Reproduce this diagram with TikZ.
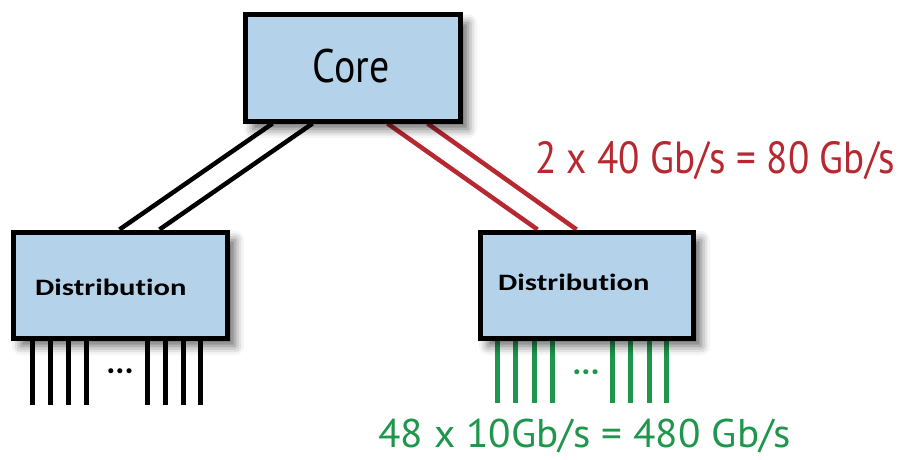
\documentclass[tikz,border=0pt]{standalone}
\usepackage{fontspec}
\usetikzlibrary{calc,shadows.blur}
\setmainfont{Carlito}
\newfontfamily\distfont[FakeStretch=1.30,Ligatures=NoCommon]{Carlito}
\newfontfamily\corefont[FakeStretch=0.85]{PT Sans}
\newfontfamily\redfont[FakeStretch=0.87]{PT Sans}
\newfontfamily\greenfont[FakeStretch=1.03]{PT Sans}
\definecolor{boxblue}{RGB}{180,211,234}
\definecolor{linkred}{RGB}{183,40,48}
\definecolor{linkgreen}{RGB}{30,150,76}
\pgfdeclarelayer{background}
\pgfsetlayers{background,main}
\tikzset{
  x=1pt, y=-1pt,
  switchbox/.style={draw=black, line width=5pt, fill=boxblue, inner sep=0pt,
    blur shadow={shadow xshift=8pt, shadow yshift=-8pt, shadow blur radius=9pt, shadow opacity=60}},
  uplink/.style={line width=4.5pt},
  port/.style={line width=5.5pt},
  distlabel/.style={font=\distfont\bfseries\fontsize{23.5}{26}\selectfont, anchor=base west, inner sep=0pt},
  dotlabel/.style={font=\bfseries\fontsize{34}{36}\selectfont, anchor=base, inner sep=0pt},
}
\begin{document}
\begin{tikzpicture}
\useasboundingbox (0,0) rectangle (919,460);
\node[switchbox, minimum width=215pt, minimum height=106pt] (core) at (352.5,68) {};
\node[switchbox, minimum width=214pt, minimum height=106pt] (ld) at (120,285) {};
\node[switchbox, minimum width=213pt, minimum height=106pt] (rd) at (586.5,285) {};
\node[font=\corefont\fontsize{47}{50}\selectfont, anchor=base, inner sep=0pt] (coretext) at (351,82) {Core};
\node[distlabel] (ldtext) at (35,295) {Distribution};
\node[distlabel] (rdtext) at (498,290) {Distribution};
\begin{pgfonlayer}{background}
  \draw[uplink] ($(core.south west)+(30,0)$) -- ($(ld.north west)+(109,0)$);
  \draw[uplink] ($(core.south west)+(70,0)$) -- ($(ld.north west)+(149,0)$);
  \draw[uplink, linkred] ($(core.south west)+(145,0)$) -- ($(rd.north west)+(60,0)$);
  \draw[uplink, linkred] ($(core.south west)+(185,0)$) -- ($(rd.north west)+(99,0)$);
  \foreach \dx in {22,40,58,76,137,155,173,190}
    \draw[port] ($(ld.south west)+(\dx,0)$) -- ++(0,64);
  \foreach \dx in {20,38,57,75,135,153,172,189}
    \draw[port, linkgreen] ($(rd.south west)+(\dx,0)$) -- ++(0,62);
\end{pgfonlayer}
\node[dotlabel] (ldots) at (120,373) {...};
\node[dotlabel, text=linkgreen] (rdots) at (586,374) {...};
\node[font=\redfont\fontsize{45}{48}\selectfont, text=linkred, anchor=base west, inner sep=0pt] (redlabel) at (535,173) {2 x 40 Gb/s = 80 Gb/s};
\node[font=\greenfont\fontsize{40}{42}\selectfont, text=linkgreen, anchor=base west, inner sep=0pt] (greenlabel) at (378,447) {48 x 10Gb/s = 480 Gb/s};
\end{tikzpicture}
\end{document}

§ §

• Set task: Set down the complete material exactly, but do not include the images.

• Output for this task:
Reproduce this diagram with TikZ.
\documentclass[tikz,border=0pt]{standalone}
\usepackage{fontspec}
\usetikzlibrary{calc,shadows.blur}
\setmainfont{Carlito}
\newfontfamily\distfont[FakeStretch=1.30,Ligatures=NoCommon]{Carlito}
\newfontfamily\corefont[FakeStretch=0.85]{PT Sans}
\newfontfamily\redfont[FakeStretch=0.87]{PT Sans}
\newfontfamily\greenfont[FakeStretch=1.03]{PT Sans}
\definecolor{boxblue}{RGB}{180,211,234}
\definecolor{linkred}{RGB}{183,40,48}
\definecolor{linkgreen}{RGB}{30,150,76}
\pgfdeclarelayer{background}
\pgfsetlayers{background,main}
\tikzset{
  x=1pt, y=-1pt,
  switchbox/.style={draw=black, line width=5pt, fill=boxblue, inner sep=0pt,
    blur shadow={shadow xshift=8pt, shadow yshift=-8pt, shadow blur radius=9pt, shadow opacity=60}},
  uplink/.style={line width=4.5pt},
  port/.style={line width=5.5pt},
  distlabel/.style={font=\distfont\bfseries\fontsize{23.5}{26}\selectfont, anchor=base west, inner sep=0pt},
  dotlabel/.style={font=\bfseries\fontsize{34}{36}\selectfont, anchor=base, inner sep=0pt},
}
\begin{document}
\begin{tikzpicture}
\useasboundingbox (0,0) rectangle (919,460);
\node[switchbox, minimum width=215pt, minimum height=106pt] (core) at (352.5,68) {};
\node[switchbox, minimum width=214pt, minimum height=106pt] (ld) at (120,285) {};
\node[switchbox, minimum width=213pt, minimum height=106pt] (rd) at (586.5,285) {};
\node[font=\corefont\fontsize{47}{50}\selectfont, anchor=base, inner sep=0pt] (coretext) at (351,82) {Core};
\node[distlabel] (ldtext) at (35,295) {Distribution};
\node[distlabel] (rdtext) at (498,290) {Distribution};
\begin{pgfonlayer}{background}
  \draw[uplink] ($(core.south west)+(30,0)$) -- ($(ld.north west)+(109,0)$);
  \draw[uplink] ($(core.south west)+(70,0)$) -- ($(ld.north west)+(149,0)$);
  \draw[uplink, linkred] ($(core.south west)+(145,0)$) -- ($(rd.north west)+(60,0)$);
  \draw[uplink, linkred] ($(core.south west)+(185,0)$) -- ($(rd.north west)+(99,0)$);
  \foreach \dx in {22,40,58,76,137,155,173,190}
    \draw[port] ($(ld.south west)+(\dx,0)$) -- ++(0,64);
  \foreach \dx in {20,38,57,75,135,153,172,189}
    \draw[port, linkgreen] ($(rd.south west)+(\dx,0)$) -- ++(0,62);
\end{pgfonlayer}
\node[dotlabel] (ldots) at (120,373) {...};
\node[dotlabel, text=linkgreen] (rdots) at (586,374) {...};
\node[font=\redfont\fontsize{45}{48}\selectfont, text=linkred, anchor=base west, inner sep=0pt] (redlabel) at (535,173) {2 x 40 Gb/s = 80 Gb/s};
\node[font=\greenfont\fontsize{40}{42}\selectfont, text=linkgreen, anchor=base west, inner sep=0pt] (greenlabel) at (378,447) {48 x 10Gb/s = 480 Gb/s};
\end{tikzpicture}
\end{document}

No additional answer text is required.